Businesses must therefore make sure the price they pay to get that cheap additional share of voice is low enough to be worth it in the long term, Kite said.

“That payback for share of market has to be worth it and so the calculation you need to do is [to determine] whether the share of voice is actually cheap enough. You have to be sure it’s cheap enough to make that payback work out. It may not be,” she added.

Using survey data from consultant OC&C, Kite identified furniture, electronics, food delivery, homeware and theatres and concerts as victim sectors over the next year.
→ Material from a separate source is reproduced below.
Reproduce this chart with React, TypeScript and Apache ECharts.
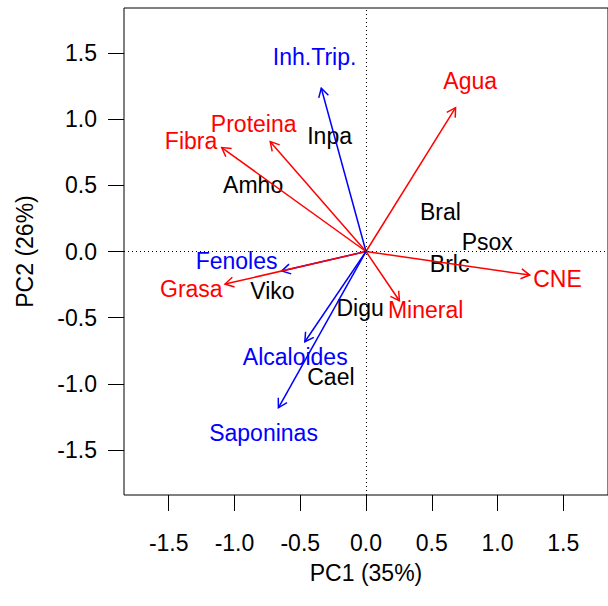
import React, { useEffect, useRef } from "react";
import * as echarts from "echarts";

// Axis settings
const xMin = -1.84;
const xMax = 1.84;
const yMin = -1.84;
const yMax = 1.84;
const xTicks = [-1.5, -1.0, -0.5, 0.0, 0.5, 1.0, 1.5];
const xTickLabels = ["-1.5", "-1.0", "-0.5", "0.0", "0.5", "1.0", "1.5"];
const yTicks = [-1.5, -1.0, -0.5, 0.0, 0.5, 1.0, 1.5];
const yTickLabels = ["-1.5", "-1.0", "-0.5", "0.0", "0.5", "1.0", "1.5"];
const xTitle = "PC1 (35%)";
const yTitle = "PC2 (26%)";

// Variable loadings (arrows)
const varNames = ["Inh.Trip.", "Fibra", "Proteina", "Fenoles", "Grasa", "Agua", "CNE", "Mineral", "Alcaloides", "Saponinas"];
const varGroup = ["anti", "nutri", "nutri", "anti", "nutri", "nutri", "nutri", "nutri", "anti", "anti"];
const arrowX = [-0.34, -1.097, -0.728, -0.641, -1.072, 0.681, 1.245, 0.254, -0.465, -0.666];
const arrowY = [1.234, 0.785, 0.83, -0.147, -0.246, 1.087, -0.178, -0.372, -0.682, -1.181];
const varLabelX = [-0.391, -1.33, -0.854, -0.984, -1.328, 0.792, 1.456, 0.453, -0.538, -0.779];
const varLabelY = [1.47, 0.835, 0.964, -0.072, -0.283, 1.289, -0.206, -0.442, -0.797, -1.374];

// Observation scores
const obsNames = ["Inpa", "Amho", "Bral", "Psox", "Brlc", "Viko", "Digu", "Cael"];
const obsX = [-0.277, -0.858, 0.566, 0.922, 0.636, -0.711, -0.045, -0.267];
const obsY = [0.873, 0.503, 0.301, 0.074, -0.094, -0.296, -0.425, -0.946];

const groupColor: Record<string, string> = { anti: "#0000FF", nutri: "#FF0000" };
const FONT = '"Liberation Sans", Arial, Helvetica, sans-serif';
const FS = 23;

export default function App() {
  const ref = useRef<HTMLDivElement>(null);
  useEffect(() => {
    if (!ref.current) return;
    const chart = echarts.init(ref.current, null, { renderer: "svg" });
    const fmt = (ticks: number[], labels: string[]) => (v: number) => {
      const i = ticks.findIndex((t) => Math.abs(t - v) < 1e-9);
      return i >= 0 ? labels[i] : "";
    };
    const labelBase = {
      show: true,
      position: "inside",
      formatter: "{b}",
      fontSize: FS,
      fontFamily: FONT,
      opacity: 1,
      textBorderWidth: 0,
      textBorderColor: "transparent",
      textShadowBlur: 0,
    };
    const option: any = {
      animation: false,
      backgroundColor: "#ffffff",
      grid: {
        left: 124,
        top: 8,
        width: 489,
        height: 487,
        show: true,
        borderColor: "#000",
        borderWidth: 1,
        backgroundColor: "transparent",
      },
      xAxis: {
        type: "value",
        min: xMin,
        max: xMax,
        position: "bottom",
        splitLine: { show: false },
        axisLine: { show: false, onZero: false },
        axisTick: { show: true, inside: false, length: 16, customValues: xTicks, lineStyle: { color: "#000", width: 1 } },
        axisLabel: {
          show: true,
          customValues: xTicks,
          formatter: fmt(xTicks, xTickLabels),
          color: "#000",
          fontSize: FS,
          fontFamily: FONT,
          margin: 36,
        },
        name: xTitle,
        nameLocation: "middle",
        nameGap: 66,
        nameTextStyle: { color: "#000", fontSize: FS, fontFamily: FONT },
      },
      yAxis: {
        type: "value",
        min: yMin,
        max: yMax,
        position: "left",
        splitLine: { show: false },
        axisLine: { show: false, onZero: false },
        axisTick: { show: true, inside: false, length: 16, customValues: yTicks, lineStyle: { color: "#000", width: 1 } },
        axisLabel: {
          show: true,
          customValues: yTicks,
          formatter: fmt(yTicks, yTickLabels),
          color: "#000",
          fontSize: FS,
          fontFamily: FONT,
          margin: 27,
        },
        name: yTitle,
        nameLocation: "middle",
        nameGap: 88,
        nameRotate: 90,
        nameTextStyle: { color: "#000", fontSize: FS, fontFamily: FONT },
      },
      series: [
        {
          type: "scatter",
          name: "obs",
          symbolSize: 1,
          itemStyle: { color: "rgba(0,0,0,0)", opacity: 1 },
          data: obsNames.map((n, i) => ({ name: n, value: [obsX[i], obsY[i]] })),
          label: { ...labelBase, color: "#000" },
          emphasis: { disabled: true },
          silent: true,
          z: 2,
        },
        {
          type: "custom",
          name: "arrows",
          coordinateSystem: "cartesian2d",
          clip: false,
          encode: { x: 0, y: 1 },
          data: arrowX.map((x, i) => [x, arrowY[i], varGroup[i] === "anti" ? 0 : 1]),
          renderItem: (params: any, api: any) => {
            const x = api.value(0);
            const y = api.value(1);
            const g = api.value(2);
            const color = g === 0 ? groupColor.anti : groupColor.nutri;
            const p0 = api.coord([0, 0]);
            const p1 = api.coord([x, y]);
            const ang = Math.atan2(p1[1] - p0[1], p1[0] - p0[0]);
            const L = 10;
            const a = Math.PI / 6;
            const h1 = [p1[0] - L * Math.cos(ang - a), p1[1] - L * Math.sin(ang - a)];
            const h2 = [p1[0] - L * Math.cos(ang + a), p1[1] - L * Math.sin(ang + a)];
            return {
              type: "group",
              children: [
                {
                  type: "line",
                  shape: { x1: p0[0], y1: p0[1], x2: p1[0], y2: p1[1] },
                  style: { stroke: color, lineWidth: 1.5 },
                },
                {
                  type: "polyline",
                  shape: { points: [h1, p1, h2] },
                  style: { stroke: color, fill: null, lineWidth: 1.5 },
                },
              ],
            };
          },
          silent: true,
          z: 3,
        },
        {
          type: "scatter",
          name: "vars",
          symbolSize: 1,
          itemStyle: { color: "rgba(0,0,0,0)", opacity: 1 },
          data: varNames.map((n, i) => ({
            name: n,
            value: [varLabelX[i], varLabelY[i]],
            label: { color: groupColor[varGroup[i]] },
          })),
          label: { ...labelBase },
          emphasis: { disabled: true },
          markLine: {
            silent: true,
            symbol: ["none", "none"],
            label: { show: false },
            lineStyle: { color: "#000", width: 1, type: [1, 3] },
            data: [{ xAxis: 0 }, { yAxis: 0 }],
          },
          silent: true,
          z: 4,
        },
      ],
    };
    chart.setOption(option);
    return () => chart.dispose();
  }, []);
  return (
    <div
      ref={ref}
      style={{ position: "absolute", left: 0, top: 0, width: 608, height: 606, background: "#fff" }}
    />
  );
}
Compared to an average category score of 100, intention to spend more on furniture scored just 27, electronics and food delivery just 38, homeware 61, and theatres and concerts 72.

Lessons from Covid-19

However, for those sectors which will remain “secure” during the coming recession, or even benefit from it, the “old lessons” about maintaining or increasing advertising spend still apply, Kite said.

“The old lessons about don’t go dark do still apply in some sectors where the rug hasn’t been pulled completely out from under you,” she argued.

Looking at the Advertising Research Community (ARC) database for 2020 and 2021, “surviving and/or thriving” brands cut their advertising spend as a percentage of revenue by relatively little.

The database contains effectiveness results from everyday campaigns which haven’t necessarily been entered into or won any awards. It includes 343 cases covering three years of data, carried out by econometricians at Magic Numbers, OMG, D2D, IRI and VCCP Media. As a result, data for 2020 and 2021 was provided by advertisers which continued to invest in advertising and effectiveness measurement over the pandemic.

From an average ad budget as a percentage of turnover of 12% pre-Covid, victim and “secure” brands dropped to 9%, while “beneficiaries” increased spend to 16%. Just 2% of turnover was removed as advertising spend overall.

The brands also continued to invest in a mix of media categories, with victims across 5.5 channels, secure brands using 5 and beneficiaries using 4.9.

Three data-led pointers for marketers during budget season

Analysing the data, IRI marketing strategy and effectiveness director Carl Carter said: “They still kept the spread of channels, which I think is a really important insight into how survivors and thrivers really invested.”

FMCG was one secure sector that was “relatively unscathed” during the pandemic, as survivors and thrivers increased their ad budgets to make the most of cheap media buys. The number of FMCG brands investing £0-£3m into advertising dropped from 51% to 38%, while the number investing £3-£8m rose from 20% to 27%, and £8m+ rose from 4% to 12%.

“In particular, what we see in the data is when you get around the £3m mark, that tends to be where TV kicks in for a brand. And TV delivers very good excess share of voice,” Carter said.

The biggest spenders in FMCG also saw better uplifts in revenue and better return on investment (ROI), the data shows. Those spending £8m+ reached a 5.3% revenue uplift and earned £1 back on every £1 spent, compared to a 4% uplift and £0.60 ROI when brands spent £0-1m.

For businesses in sectors that will actually benefit from the economic disruption, “don’t go dark” is actually “too conservative” advice, Kite said. “You can actually make big bets”.

In the ecommerce and direct-to-consumer (DTC) sector, one of the main beneficiaries of Covid-19, many brands committed for the first time to offline advertising, brand campaigns and econometric evaluations, she said. The number of ecommerce and DTC brands in the ARC database, indicating commitment to offline advertising and proper econometric evaluation, increased from seven pre-Covid to 14.

Advertising budgets as a percentage of turnover for ecommerce and DTC brands in the database also increased, from 3% to 16%. TV took a bigger share of those bigger budgets, from 19% to 32%.

“They made big bets and spent big too,” Kite explained, and as a result achieved a 30% uplift in revenue on average and £3.60 ROI per £1 spent.

According to the forecasts, the sectors likely to be secure next year include home improvement, gyms and fitness, beauty, clothes and shoes, sports events and cinemas.

The sectors most likely to experience a boost over the period include eating or drinking out, international travel, domestic travel and groceries.